Différence entre ceux qui consomment du spirituel et les moines de Tibhirine (voir le film « Des hommes et des dieux ») ou encore ceux qui luttent et souffrent pour la cause des droits humains, jusqu’à être jetés en prison, torturés ou assassinés.
Différence entre une spiritualité apolitique et l’engagement de Catherine de Sienne, dominicaine laïque, dans la réconciliation des cités italiennes au XIVe siècle.
- Honnêteté dans le dialogue
Bien des gens intéressés au spirituel ont fait une option fondamentale pour l’amour ; pensons aux millions de personnes dans les pays sécularisés qui donnent généreusement de leur temps et de leur argent à des œuvres de secours ou de bienfaisance. Ainsi la spiritualité peut être vécue authentiquement sans qu’il y ait une allégeance à une dénomination religieuse. Le Dieu personnel du monothéisme est alors absent de la superstructure intellectuelle (la croyance) tout en étant présent dans l’infrastructure qu’est la conscience profonde, non thématisée (la foi). Ce fait rend possible un dialogue respectueux et franc entre ceux qui sont affiliés à une religion institutionnalisée et ceux qui ne le sont pas.

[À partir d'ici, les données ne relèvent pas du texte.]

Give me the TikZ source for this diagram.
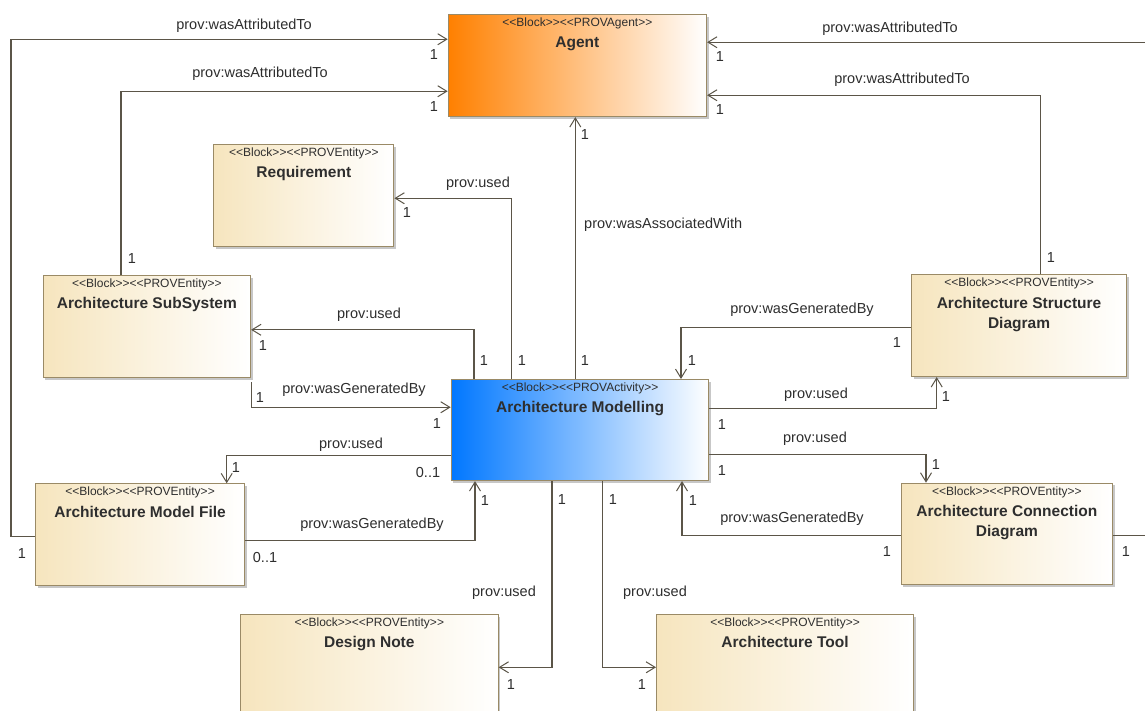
\documentclass[tikz,border=0pt]{standalone}
\usepackage{fontspec}
\setmainfont{Liberation Sans}
\usetikzlibrary{arrows.meta,shadows}

\definecolor{linec}{HTML}{5B5548}
\definecolor{edgec}{HTML}{9A8A66}
\definecolor{textc}{HTML}{2E2E2E}
\definecolor{beige}{HTML}{F6E5BE}
\definecolor{agentc}{HTML}{FF8000}
\definecolor{activityc}{HTML}{0077FF}

\tikzset{
  boxbase/.style={draw=edgec, line width=1.1pt, inner sep=0pt, anchor=north west,
    drop shadow={shadow xshift=2pt, shadow yshift=-2pt, fill=black, opacity=0.22}},
  entity/.style={boxbase, left color=beige, right color=white},
  agentbox/.style={boxbase, left color=agentc, right color=white},
  activitybox/.style={boxbase, left color=activityc, right color=white},
  stereo/.style={font=\fontsize{12}{13}\selectfont, text=textc, inner sep=0pt, anchor=base},
  blocktitle/.style={font=\bfseries\fontsize{15.5}{20}\selectfont, text=textc,
    inner sep=0pt, anchor=north, align=center},
  conn/.style={draw=linec, line width=1.2pt,
    -{Straight Barb[length=9pt,width=11pt,line width=1pt]}},
  rel/.style={font=\fontsize{14.5}{17}\selectfont, text=textc, inner sep=0pt, anchor=base},
}

% stereotype pair written with plain angle brackets
\newcommand\stpair[2]{<{}<#1>{}><{}<#2>{}>}

% block: name, style, left, top, width, height, stereotype, title
\newcommand\umlblock[8]{%
  \node[#2, minimum width=#5pt, minimum height=#6pt] (#1) at (#3,#4) {};
  \node[stereo] (#1-st) at ([yshift=-12.6pt]#1.north) {#7};
  \node[blocktitle] (#1-ti) at ([yshift=-22.4pt]#1.north) {#8};
}

\begin{document}
\begin{tikzpicture}[x=1pt,y=-1pt]
\useasboundingbox (0,0) rectangle (1145,711);
\clip (0,0) rectangle (1145,711);
\fill[white] (0,0) rectangle (1145,711);

% blocks
\umlblock{agent}{agentbox}{447.7}{14}{258.3}{102}{\stpair{Block}{PROVAgent}}{Agent}
\umlblock{req}{entity}{213.3}{144}{180}{102}{\stpair{Block}{PROVEntity}}{Requirement}
\umlblock{ss}{entity}{42.7}{275}{207.3}{102.3}{\stpair{Block}{PROVEntity}}{Architecture SubSystem}
\umlblock{am}{activitybox}{450.7}{379}{257.6}{101}{\stpair{Block}{PROVActivity}}{Architecture Modelling}
\umlblock{asd}{entity}{911}{274.3}{215}{101.7}{\stpair{Block}{PROVEntity}}{Architecture Structure\\Diagram}
\umlblock{acd}{entity}{900.7}{482.7}{211.3}{101.6}{\stpair{Block}{PROVEntity}}{Architecture Connection\\Diagram}
\umlblock{mf}{entity}{35}{483.3}{209}{102}{\stpair{Block}{PROVEntity}}{Architecture Model File}
\umlblock{dn}{entity}{240}{614}{257.5}{110}{\stpair{Block}{PROVEntity}}{Design Note}
\umlblock{tool}{entity}{656}{614}{257}{110}{\stpair{Block}{PROVEntity}}{Architecture Tool}

% connectors
\draw[conn] ([yshift=-2pt]mf.west) -- ++(-24,0) |- ([yshift=26.3pt]agent.west);
\draw[conn] ([xshift=78.3pt]ss.north west) |- ([yshift=-25.7pt]agent.west);
\draw[conn] ([yshift=-1.5pt]acd.east) -| ([xshift=460pt,yshift=23.3pt]agent.east) -- ([yshift=23.3pt]agent.east);
\draw[conn] ([xshift=129.7pt]asd.north west) |- ([yshift=-29.7pt]agent.east);
\coordinate (amtop) at ([xshift=124.6pt]am.north west);
\draw[conn] (amtop) -- (amtop |- agent.south);
\draw[conn] ([xshift=61pt]am.north west) |- ([yshift=-2.7pt]req.east);
\draw[conn] ([xshift=23.3pt]am.north west) |- ([yshift=-3.1pt]ss.east);
\draw[conn] ([yshift=-4pt]ss.south east) |- ([yshift=22.8pt]am.west);
\draw[conn] ([yshift=-25.5pt]am.west) -| ([xshift=191.7pt]mf.north west);
\draw[conn] ([yshift=-5.7pt]mf.east) -| ([xshift=24.3pt]am.south west);
\draw[conn] ([xshift=101.3pt]am.south west) |- ([yshift=-53.3pt]dn.north east);
\draw[conn] ([xshift=152pt]am.south west) |- ([yshift=-53.3pt]tool.north west);
\draw[conn] ([yshift=-1.5pt]acd.west) -| ([xshift=231.3pt]am.south west);
\draw[conn] ([yshift=-24.5pt]am.east) -| ([xshift=25.3pt]acd.north west);
\draw[conn] ([yshift=21.2pt]am.east) -| ([xshift=25.7pt]asd.south west);
\draw[conn] ([yshift=-1.5pt]asd.west) -| ([xshift=230.3pt]am.north west);

% relation names
\node[rel] (r1) at (244,30) {prov:wasAttributedTo};
\node[rel] (r2) at (260,78) {prov:wasAttributedTo};
\node[rel] (r3) at (890,33) {prov:wasAttributedTo};
\node[rel] (r4) at (902,84) {prov:wasAttributedTo};
\node[rel, anchor=base west] (r5) at (584,229) {prov:wasAssociatedWith};
\node[rel] (r6) at (478,188) {prov:used};
\node[rel] (r7) at (369,318) {prov:used};
\node[rel] (r8) at (354,393) {prov:wasGeneratedBy};
\node[rel] (r9) at (351,448) {prov:used};
\node[rel] (r10) at (372,528) {prov:wasGeneratedBy};
\node[rel] (r11) at (504,596) {prov:used};
\node[rel] (r12) at (655,596) {prov:used};
\node[rel] (r13) at (792,522) {prov:wasGeneratedBy};
\node[rel] (r14) at (815,442) {prov:used};
\node[rel] (r15) at (816,398) {prov:used};
\node[rel] (r16) at (802,313) {prov:wasGeneratedBy};

% multiplicities
\node[rel] (m1a) at (434,60) {1};
\node[rel] (m1b) at (22,558) {1};
\node[rel] (m2a) at (434,112) {1};
\node[rel] (m2b) at (132,263) {1};
\node[rel] (m3a) at (720,62) {1};
\node[rel] (m3b) at (1126,556) {1};
\node[rel] (m4a) at (720,115) {1};
\node[rel] (m4b) at (1051,262) {1};
\node[rel] (m5a) at (585,140) {1};
\node[rel] (m5b) at (585,365) {1};
\node[rel] (m6a) at (407,218) {1};
\node[rel] (m6b) at (522,365) {1};
\node[rel] (m7a) at (263,350) {1};
\node[rel] (m7b) at (484,365) {1};
\node[rel] (m8a) at (260,402) {1};
\node[rel] (m8b) at (437,428) {1};
\node[rel] (m9a) at (236,472) {1};
\node[rel] (m9b) at (428,477) {0..1};
\node[rel] (m10a) at (265,562) {0..1};
\node[rel] (m10b) at (485,505) {1};
\node[rel] (m11a) at (511,689) {1};
\node[rel] (m11b) at (562,504) {1};
\node[rel] (m12a) at (642,689) {1};
\node[rel] (m12b) at (613,504) {1};
\node[rel] (m13a) at (887,556) {1};
\node[rel] (m13b) at (693,505) {1};
\node[rel] (m14a) at (936,469) {1};
\node[rel] (m14b) at (722,475) {1};
\node[rel] (m15a) at (946,401) {1};
\node[rel] (m15b) at (722,429) {1};
\node[rel] (m16a) at (897,347) {1};
\node[rel] (m16b) at (692,365) {1};
\end{tikzpicture}
\end{document}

L’humilité est une autre exigence qui favorise la discussion en adultes. Loin de se penser supérieurs, les adeptes d’une religion institutionnalisée doivent se rappeler que les critères de discernement de leur religion réprouvent cette religion elle-même lorsque la pratique de leurs membres est infidèle à ses principes, donc inauthentique. Cependant, pour se juger soi-même et s’amender, ne faut-il pas des critères qui soient vrais et non négociables ? Ces critères viennent principalement d’une superstructure. En revanche, la superstructure ne saurait se passer d’une infrastructure.